It looks like Russia-US relations may not be the biggest casualty left in Edward Snowden's wake. The New York Times today reports on what one senior intelligence official calls "Snowden’s biggest single victim": a planned "Star Wars" cyberdefense. Sources tell the paper that NSA head Gen. Keith B. Alexander has been a major proponent of the plan, which would likely require congressional approval and is all but doomed in the face of current privacy concerns, reports the Times.

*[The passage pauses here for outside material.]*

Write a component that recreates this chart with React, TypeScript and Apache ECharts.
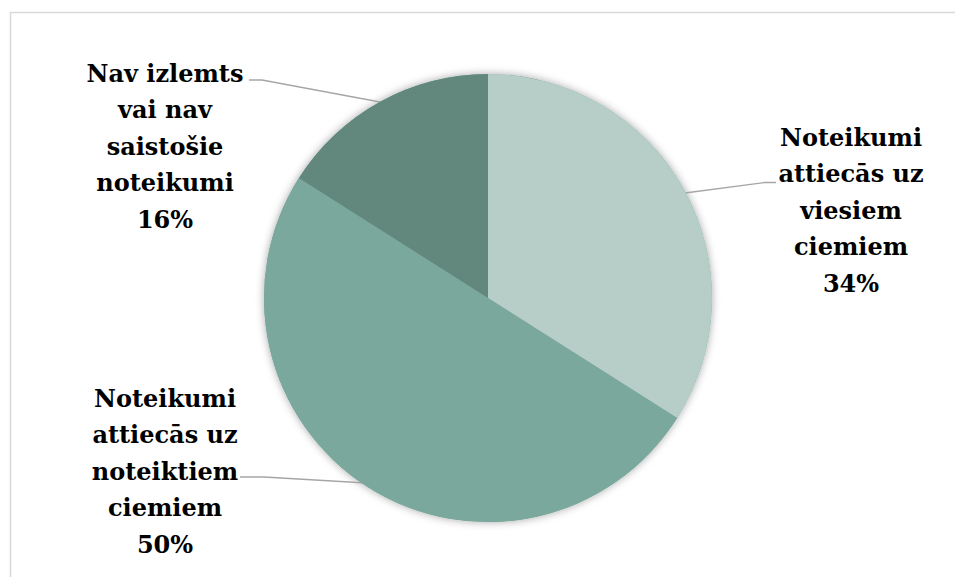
import React, { useEffect, useRef } from "react";
import * as echarts from "echarts";

const categories = [
  "Noteikumi\nattiecās uz\nviesiem\nciemiem",
  "Noteikumi\nattiecās uz\nnoteiktiem\nciemiem",
  "Nav izlemts\nvai nav\nsaistošie\nnoteikumi",
];
const values = [34, 50, 16];
const colors = ["#b7cdc7", "#7ba89c", "#62877d"];

export default function App() {
  const ref = useRef<HTMLDivElement>(null);
  useEffect(() => {
    if (!ref.current) return;
    const chart = echarts.init(ref.current, undefined, { renderer: "svg" });
    const data = categories.map((name, i) => ({
      name,
      value: values[i],
      itemStyle: { color: colors[i] },
    }));
    const labelPos = [
      { x: 851, y: 210, line: [[685, 193], [765, 182.5], [776, 182.5]] },
      { x: 165, y: 471, line: [[366, 483], [264, 477], [240, 477]] },
      { x: 165, y: 146, line: [[380, 102], [262, 80], [249, 80]] },
    ];
    chart.setOption({
      animation: false,
      backgroundColor: "#ffffff",
      graphic: [
        {
          type: "rect",
          left: 8,
          top: 10,
          shape: { width: 1000, height: 700 },
          style: { fill: "none", stroke: "#d9d9d9", lineWidth: 1.5 },
          silent: true,
        },
      ],
      series: [
        {
          type: "pie",
          center: [488, 298],
          radius: 224,
          startAngle: 90,
          clockwise: true,
          silent: true,
          z: 1,
          label: { show: false },
          labelLine: { show: false },
          itemStyle: {
            color: "#7ba89c",
            shadowBlur: 8,
            shadowColor: "rgba(0,0,0,0.35)",
          },
          data: values.map((v) => ({ value: v })),
        },
        {
          type: "pie",
          center: [488, 298],
          radius: 224,
          startAngle: 90,
          clockwise: true,
          z: 2,
          data,
          label: {
            show: true,
            formatter: (p: any) => `${p.name}\n${p.value}%`,
            fontFamily: "DejaVu Serif",
            fontWeight: "bold",
            fontSize: 24,
            lineHeight: 36.5,
            color: "#000000",
            align: "center",
          },
          labelLine: {
            show: true,
            lineStyle: { color: "#a6a6a6", width: 1.3 },
          },
          labelLayout: (params: any) => {
            const p = labelPos[params.dataIndex];
            return {
              x: p.x,
              y: p.y,
              align: "center",
              verticalAlign: "middle",
              labelLinePoints: p.line,
            };
          },
        },
      ],
    });
    return () => chart.dispose();
  }, []);
  return (
    <div
      ref={ref}
      style={{ position: "fixed", left: 0, top: 0, width: 955, height: 577 }}
    />
  );
}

Though "the plan was always a little vague," per the official, it would ostensibly have the NSA (or ISPs working under its orders) reviewing far, far more than the 1.6% of Internet traffic it on Friday admitted to "touching." The Times explains the mechanics of the proposal:
- "The government would latch into the giant 'data pipes' that feed the largest Internet service providers in the United States." The huge volume of traffic that runs through those pipes, particularly emails, would be scanned ... other 'metadata' would be inspected for evidence of malicious software."
But Snowden is not the first wrench in the NSA's cyberattack defense plan. The domestic defense of the Internet falls under the purview of the Department of Homeland Security, and it has argued that Alexander's approach would militarize our cyberdefense, when it is in fact Americans who should first be tasked with safeguarding their systems. (More
Edward Snowden stories.)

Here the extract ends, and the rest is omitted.